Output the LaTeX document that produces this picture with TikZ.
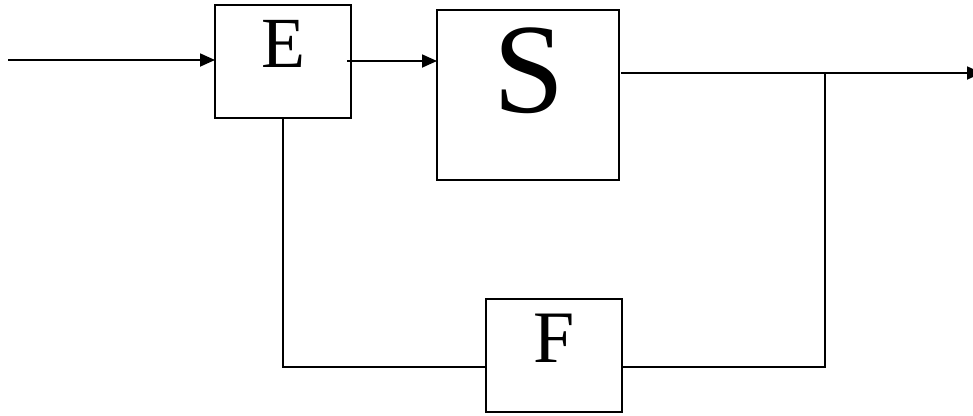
\documentclass[tikz,border=0pt]{standalone}
\usepackage{fontspec}
\setmainfont{Liberation Serif}
\usetikzlibrary{arrows.meta}
\begin{document}
\begin{tikzpicture}[x=1pt,y=-1pt,
  block/.style={draw,line width=1.8pt,inner sep=0pt,outer sep=0pt},
  glyph/.style={inner sep=0pt,outer sep=0pt},
  wire/.style={line width=1.8pt},
  flow/.style={wire,-{Triangle[length=15pt,width=13pt]}}]
  \useasboundingbox (0,0) rectangle (973,415);
  % blocks
  \node[block,minimum width=136pt,minimum height=113pt] (E) at (283,61.5) {};
  \node[block,minimum width=182pt,minimum height=170pt] (S) at (528,95) {};
  \node[block,minimum width=136pt,minimum height=113pt] (F) at (554,355.5) {};
  % block letters
  \node[glyph,font=\fontsize{72}{72}\selectfont] (Et) at (283,43.5) {E};
  \node[glyph,font=\fontsize{128}{128}\selectfont] (St) at (529,71) {S};
  \node[glyph,font=\fontsize{74}{74}\selectfont] (Ft) at (554,338) {F};
  % connector end points
  \coordinate (in) at (8,60);
  \coordinate (eout) at (347,61);
  \coordinate (out) at (982,73);
  \coordinate (sout) at (621,73);
  \coordinate (tap) at (825,73);
  \coordinate (fr) at (825,367);
  \coordinate (fl) at (283,367);
  % signal path
  \draw[flow] (in) -- (E.west |- in);
  \draw[flow] (eout) -- (S.west |- eout);
  \draw[flow] (sout) -- (out);
  % feedback loop
  \draw[wire] (tap) -- (fr) -- (F.east |- fr);
  \draw[wire] (F.west |- fl) -- (fl) -- (E.south -| fl);
\end{tikzpicture}
\end{document}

=====

> _GOAL_
Send back the data above word for word, with the pictures left out.

> _ANSWER TO THIS TASK_
Output the LaTeX document that produces this picture with TikZ.
\documentclass[tikz,border=0pt]{standalone}
\usepackage{fontspec}
\setmainfont{Liberation Serif}
\usetikzlibrary{arrows.meta}
\begin{document}
\begin{tikzpicture}[x=1pt,y=-1pt,
  block/.style={draw,line width=1.8pt,inner sep=0pt,outer sep=0pt},
  glyph/.style={inner sep=0pt,outer sep=0pt},
  wire/.style={line width=1.8pt},
  flow/.style={wire,-{Triangle[length=15pt,width=13pt]}}]
  \useasboundingbox (0,0) rectangle (973,415);
  % blocks
  \node[block,minimum width=136pt,minimum height=113pt] (E) at (283,61.5) {};
  \node[block,minimum width=182pt,minimum height=170pt] (S) at (528,95) {};
  \node[block,minimum width=136pt,minimum height=113pt] (F) at (554,355.5) {};
  % block letters
  \node[glyph,font=\fontsize{72}{72}\selectfont] (Et) at (283,43.5) {E};
  \node[glyph,font=\fontsize{128}{128}\selectfont] (St) at (529,71) {S};
  \node[glyph,font=\fontsize{74}{74}\selectfont] (Ft) at (554,338) {F};
  % connector end points
  \coordinate (in) at (8,60);
  \coordinate (eout) at (347,61);
  \coordinate (out) at (982,73);
  \coordinate (sout) at (621,73);
  \coordinate (tap) at (825,73);
  \coordinate (fr) at (825,367);
  \coordinate (fl) at (283,367);
  % signal path
  \draw[flow] (in) -- (E.west |- in);
  \draw[flow] (eout) -- (S.west |- eout);
  \draw[flow] (sout) -- (out);
  % feedback loop
  \draw[wire] (tap) -- (fr) -- (F.east |- fr);
  \draw[wire] (F.west |- fl) -- (fl) -- (E.south -| fl);
\end{tikzpicture}
\end{document}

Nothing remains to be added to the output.